Oil prices are projected to remain elevated between $90 and $110 per barrel globally, as per a Moody’s report on geopolitical risks. The report highlights the uncertainty surrounding a swift and lasting resolution between the US and Iran, impacting the full reopening of the Strait of Hormuz. Even if safe passage resumes in the next six months, the oil market is anticipated to face supply constraints, leading to higher and more volatile energy prices.
Moody’s forecasts Brent crude to fluctuate within the $90-110 per barrel range for a significant part of this year, with expected volatility due to evolving developments. While transit flows are expected to gradually improve, the report suggests that this improvement will occur through bilateral agreements rather than a general reopening. This incremental enhancement in energy transit flows is likely to be a slow and interrupted process.

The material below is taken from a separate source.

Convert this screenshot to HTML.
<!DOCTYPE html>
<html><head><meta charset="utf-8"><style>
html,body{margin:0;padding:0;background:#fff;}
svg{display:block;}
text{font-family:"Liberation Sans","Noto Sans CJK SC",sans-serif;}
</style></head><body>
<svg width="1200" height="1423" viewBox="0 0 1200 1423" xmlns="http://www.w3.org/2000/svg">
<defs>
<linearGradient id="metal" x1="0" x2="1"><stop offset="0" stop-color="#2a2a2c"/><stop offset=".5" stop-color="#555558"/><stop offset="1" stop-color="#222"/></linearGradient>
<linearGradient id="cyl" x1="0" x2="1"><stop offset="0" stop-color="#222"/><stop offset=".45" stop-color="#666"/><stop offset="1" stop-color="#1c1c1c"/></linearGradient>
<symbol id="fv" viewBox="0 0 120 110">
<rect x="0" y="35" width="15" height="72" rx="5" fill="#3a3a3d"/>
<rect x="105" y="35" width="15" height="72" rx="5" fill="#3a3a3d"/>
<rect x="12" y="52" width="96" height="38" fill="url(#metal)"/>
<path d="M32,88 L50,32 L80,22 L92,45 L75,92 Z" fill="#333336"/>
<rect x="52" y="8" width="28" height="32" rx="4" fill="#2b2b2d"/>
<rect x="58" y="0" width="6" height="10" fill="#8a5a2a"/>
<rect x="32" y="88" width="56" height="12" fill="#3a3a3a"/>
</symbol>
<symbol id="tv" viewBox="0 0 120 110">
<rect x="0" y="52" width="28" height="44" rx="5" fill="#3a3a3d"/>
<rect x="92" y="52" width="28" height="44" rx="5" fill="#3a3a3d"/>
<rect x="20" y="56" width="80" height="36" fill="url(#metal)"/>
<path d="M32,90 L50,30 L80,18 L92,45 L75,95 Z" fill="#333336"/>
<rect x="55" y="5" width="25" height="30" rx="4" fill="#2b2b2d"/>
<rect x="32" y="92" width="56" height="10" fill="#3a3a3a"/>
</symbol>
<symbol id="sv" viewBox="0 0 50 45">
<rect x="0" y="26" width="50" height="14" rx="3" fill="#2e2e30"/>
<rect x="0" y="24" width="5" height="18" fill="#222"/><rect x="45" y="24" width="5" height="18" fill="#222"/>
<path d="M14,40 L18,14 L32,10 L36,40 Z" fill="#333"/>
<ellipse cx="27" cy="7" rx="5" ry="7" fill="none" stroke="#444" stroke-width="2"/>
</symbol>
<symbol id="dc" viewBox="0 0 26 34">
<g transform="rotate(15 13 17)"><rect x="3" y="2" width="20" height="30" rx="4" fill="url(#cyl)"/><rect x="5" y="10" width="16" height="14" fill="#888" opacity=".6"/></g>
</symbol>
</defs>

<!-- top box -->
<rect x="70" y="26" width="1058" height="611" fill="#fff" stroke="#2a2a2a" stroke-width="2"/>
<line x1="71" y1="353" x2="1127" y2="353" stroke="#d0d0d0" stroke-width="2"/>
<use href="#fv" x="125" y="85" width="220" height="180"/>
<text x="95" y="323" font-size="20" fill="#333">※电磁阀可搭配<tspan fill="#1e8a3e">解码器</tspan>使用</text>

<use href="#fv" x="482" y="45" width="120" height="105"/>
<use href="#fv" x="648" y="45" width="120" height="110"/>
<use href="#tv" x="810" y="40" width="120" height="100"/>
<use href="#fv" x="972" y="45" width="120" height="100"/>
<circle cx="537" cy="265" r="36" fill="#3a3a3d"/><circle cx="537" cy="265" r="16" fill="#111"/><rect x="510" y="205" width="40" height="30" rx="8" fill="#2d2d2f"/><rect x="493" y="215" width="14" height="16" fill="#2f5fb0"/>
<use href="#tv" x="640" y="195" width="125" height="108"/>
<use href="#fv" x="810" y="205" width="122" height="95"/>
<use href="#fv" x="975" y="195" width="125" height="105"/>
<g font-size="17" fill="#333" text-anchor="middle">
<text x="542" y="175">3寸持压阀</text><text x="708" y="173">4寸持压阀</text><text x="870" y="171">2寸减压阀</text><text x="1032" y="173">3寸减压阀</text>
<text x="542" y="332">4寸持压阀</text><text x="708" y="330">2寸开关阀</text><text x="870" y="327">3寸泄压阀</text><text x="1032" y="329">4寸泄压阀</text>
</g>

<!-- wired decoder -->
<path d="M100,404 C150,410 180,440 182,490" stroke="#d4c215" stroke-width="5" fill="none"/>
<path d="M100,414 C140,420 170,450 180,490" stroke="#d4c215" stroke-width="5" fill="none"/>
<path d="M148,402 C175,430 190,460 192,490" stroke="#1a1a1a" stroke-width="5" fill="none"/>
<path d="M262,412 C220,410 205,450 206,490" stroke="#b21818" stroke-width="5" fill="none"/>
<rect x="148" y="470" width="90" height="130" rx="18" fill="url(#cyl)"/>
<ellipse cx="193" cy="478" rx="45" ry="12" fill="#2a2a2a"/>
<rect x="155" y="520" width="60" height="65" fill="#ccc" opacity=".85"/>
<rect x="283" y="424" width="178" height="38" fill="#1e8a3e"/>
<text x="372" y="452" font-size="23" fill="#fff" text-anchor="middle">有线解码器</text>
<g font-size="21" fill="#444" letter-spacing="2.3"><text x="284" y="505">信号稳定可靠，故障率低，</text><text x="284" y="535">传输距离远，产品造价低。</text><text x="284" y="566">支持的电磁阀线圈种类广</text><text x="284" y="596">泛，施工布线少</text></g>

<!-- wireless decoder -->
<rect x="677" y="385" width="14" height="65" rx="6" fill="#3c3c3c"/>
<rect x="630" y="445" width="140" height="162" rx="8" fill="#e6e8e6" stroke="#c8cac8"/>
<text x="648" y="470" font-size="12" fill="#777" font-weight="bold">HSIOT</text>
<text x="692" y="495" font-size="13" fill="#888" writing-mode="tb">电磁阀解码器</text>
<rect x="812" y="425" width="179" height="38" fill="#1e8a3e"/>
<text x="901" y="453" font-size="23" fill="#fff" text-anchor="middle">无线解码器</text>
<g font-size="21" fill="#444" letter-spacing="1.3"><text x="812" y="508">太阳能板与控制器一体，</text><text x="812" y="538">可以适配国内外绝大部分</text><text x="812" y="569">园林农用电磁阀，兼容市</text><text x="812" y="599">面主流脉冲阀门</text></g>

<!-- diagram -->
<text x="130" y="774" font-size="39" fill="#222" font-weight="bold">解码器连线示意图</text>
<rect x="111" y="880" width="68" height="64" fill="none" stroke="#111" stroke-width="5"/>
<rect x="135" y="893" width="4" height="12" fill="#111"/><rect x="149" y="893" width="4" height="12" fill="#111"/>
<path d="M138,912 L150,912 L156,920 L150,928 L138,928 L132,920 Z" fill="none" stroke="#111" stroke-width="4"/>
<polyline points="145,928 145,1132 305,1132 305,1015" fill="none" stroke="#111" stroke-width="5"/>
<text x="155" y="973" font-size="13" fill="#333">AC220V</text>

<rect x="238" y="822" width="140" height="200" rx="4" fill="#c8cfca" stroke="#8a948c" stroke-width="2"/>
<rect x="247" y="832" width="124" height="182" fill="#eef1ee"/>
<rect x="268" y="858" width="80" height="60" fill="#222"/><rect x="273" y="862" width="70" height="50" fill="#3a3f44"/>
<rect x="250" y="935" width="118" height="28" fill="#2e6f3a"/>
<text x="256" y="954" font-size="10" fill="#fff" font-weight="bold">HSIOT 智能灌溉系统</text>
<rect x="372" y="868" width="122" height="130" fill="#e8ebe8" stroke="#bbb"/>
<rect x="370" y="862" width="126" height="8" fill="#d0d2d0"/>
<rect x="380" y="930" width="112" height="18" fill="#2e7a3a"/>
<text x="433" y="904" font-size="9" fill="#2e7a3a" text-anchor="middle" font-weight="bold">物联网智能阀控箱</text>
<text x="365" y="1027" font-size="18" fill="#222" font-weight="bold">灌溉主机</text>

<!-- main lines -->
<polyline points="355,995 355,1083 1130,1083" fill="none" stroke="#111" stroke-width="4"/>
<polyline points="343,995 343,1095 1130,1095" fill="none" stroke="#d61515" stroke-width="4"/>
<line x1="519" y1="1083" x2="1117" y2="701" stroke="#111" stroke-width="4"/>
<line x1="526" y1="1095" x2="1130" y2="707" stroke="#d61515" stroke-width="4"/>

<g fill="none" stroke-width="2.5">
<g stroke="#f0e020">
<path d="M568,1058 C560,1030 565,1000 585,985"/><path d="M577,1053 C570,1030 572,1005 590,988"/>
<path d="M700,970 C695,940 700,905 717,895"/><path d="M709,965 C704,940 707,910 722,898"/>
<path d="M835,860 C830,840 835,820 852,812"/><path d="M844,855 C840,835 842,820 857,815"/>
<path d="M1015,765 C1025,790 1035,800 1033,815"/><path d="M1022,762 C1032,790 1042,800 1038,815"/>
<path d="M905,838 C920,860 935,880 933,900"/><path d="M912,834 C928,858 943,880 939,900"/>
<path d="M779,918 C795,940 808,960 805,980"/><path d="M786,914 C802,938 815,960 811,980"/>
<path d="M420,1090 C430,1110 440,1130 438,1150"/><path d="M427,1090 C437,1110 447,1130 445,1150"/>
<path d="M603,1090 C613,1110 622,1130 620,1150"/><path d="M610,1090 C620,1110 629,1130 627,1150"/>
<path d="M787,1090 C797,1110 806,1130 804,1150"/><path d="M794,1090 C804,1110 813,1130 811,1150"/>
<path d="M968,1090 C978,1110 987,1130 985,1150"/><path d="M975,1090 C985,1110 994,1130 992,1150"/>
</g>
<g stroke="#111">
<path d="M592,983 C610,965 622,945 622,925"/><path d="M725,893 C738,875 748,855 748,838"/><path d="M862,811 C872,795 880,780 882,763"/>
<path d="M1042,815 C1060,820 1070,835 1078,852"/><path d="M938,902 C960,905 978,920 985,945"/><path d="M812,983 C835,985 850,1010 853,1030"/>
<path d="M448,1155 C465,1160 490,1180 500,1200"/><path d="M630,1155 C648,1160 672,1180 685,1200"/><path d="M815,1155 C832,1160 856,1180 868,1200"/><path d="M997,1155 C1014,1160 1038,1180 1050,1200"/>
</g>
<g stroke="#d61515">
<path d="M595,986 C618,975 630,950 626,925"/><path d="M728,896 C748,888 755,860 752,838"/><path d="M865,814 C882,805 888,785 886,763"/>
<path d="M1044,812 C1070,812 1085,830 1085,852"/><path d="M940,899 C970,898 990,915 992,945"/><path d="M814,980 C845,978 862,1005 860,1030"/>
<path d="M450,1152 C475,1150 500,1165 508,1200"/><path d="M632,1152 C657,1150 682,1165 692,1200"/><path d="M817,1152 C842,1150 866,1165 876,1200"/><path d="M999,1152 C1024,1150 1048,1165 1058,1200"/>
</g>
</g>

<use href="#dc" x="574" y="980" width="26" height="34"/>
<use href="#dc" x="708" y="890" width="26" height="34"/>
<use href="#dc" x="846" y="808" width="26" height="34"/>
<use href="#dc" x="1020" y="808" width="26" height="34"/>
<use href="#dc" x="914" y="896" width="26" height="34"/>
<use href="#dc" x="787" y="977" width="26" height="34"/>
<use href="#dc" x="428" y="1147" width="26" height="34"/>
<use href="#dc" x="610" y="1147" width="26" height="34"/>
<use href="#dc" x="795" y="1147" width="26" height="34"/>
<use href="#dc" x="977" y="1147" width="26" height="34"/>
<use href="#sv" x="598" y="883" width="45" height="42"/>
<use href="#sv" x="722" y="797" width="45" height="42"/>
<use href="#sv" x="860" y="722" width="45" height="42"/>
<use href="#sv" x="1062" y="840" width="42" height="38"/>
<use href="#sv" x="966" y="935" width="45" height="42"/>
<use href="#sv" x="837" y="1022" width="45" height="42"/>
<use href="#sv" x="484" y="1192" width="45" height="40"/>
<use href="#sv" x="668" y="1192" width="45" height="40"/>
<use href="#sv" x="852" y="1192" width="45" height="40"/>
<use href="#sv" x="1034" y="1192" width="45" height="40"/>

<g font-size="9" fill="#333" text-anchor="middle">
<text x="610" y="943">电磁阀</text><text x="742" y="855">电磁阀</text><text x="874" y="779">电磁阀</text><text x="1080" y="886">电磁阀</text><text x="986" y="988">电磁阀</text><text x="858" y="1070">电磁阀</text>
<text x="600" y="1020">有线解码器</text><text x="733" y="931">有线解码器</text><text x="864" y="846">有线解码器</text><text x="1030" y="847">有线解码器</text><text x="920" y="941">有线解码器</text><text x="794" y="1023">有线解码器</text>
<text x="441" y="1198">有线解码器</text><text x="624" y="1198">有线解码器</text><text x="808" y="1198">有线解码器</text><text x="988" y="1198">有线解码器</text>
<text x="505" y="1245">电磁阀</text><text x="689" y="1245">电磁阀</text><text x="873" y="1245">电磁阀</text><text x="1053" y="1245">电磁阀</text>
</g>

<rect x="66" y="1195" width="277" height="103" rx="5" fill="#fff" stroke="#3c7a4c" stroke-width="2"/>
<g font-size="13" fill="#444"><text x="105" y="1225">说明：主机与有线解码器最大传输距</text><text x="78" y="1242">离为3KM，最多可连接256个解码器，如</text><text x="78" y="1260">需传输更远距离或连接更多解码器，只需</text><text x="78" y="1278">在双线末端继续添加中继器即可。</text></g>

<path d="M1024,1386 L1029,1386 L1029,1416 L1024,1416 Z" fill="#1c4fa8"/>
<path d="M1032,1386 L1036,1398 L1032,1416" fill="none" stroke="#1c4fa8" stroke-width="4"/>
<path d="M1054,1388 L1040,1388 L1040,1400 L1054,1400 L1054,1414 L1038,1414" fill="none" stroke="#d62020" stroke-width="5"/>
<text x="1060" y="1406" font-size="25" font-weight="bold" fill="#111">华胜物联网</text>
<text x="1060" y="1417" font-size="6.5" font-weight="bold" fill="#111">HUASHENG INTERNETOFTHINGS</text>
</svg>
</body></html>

The report anticipates that major oil importers such as China, India, Japan, and Korea will engage in bilateral negotiations with Iran for passage, potentially establishing coordinated transit corridors. However, a return to pre-conflict traffic volumes in 2026 seems improbable, according to the report. The disruption in shipping through the Strait of Hormuz is viewed as a lasting supply constraint on global energy flows, with Moody’s expecting these disruptions to persist through the autumn.
Moody’s also warns that the sustained high energy prices and energy scarcity will impact headline and core inflation rates. In India, inflation is projected to average 4.5 percent in 2026, up from the previous estimate of 3.5 percent. These factors are expected to complicate monetary policy decisions in major economies, increase production costs in energy-intensive sectors, reduce household purchasing power, and tighten financing conditions for vulnerable borrowers.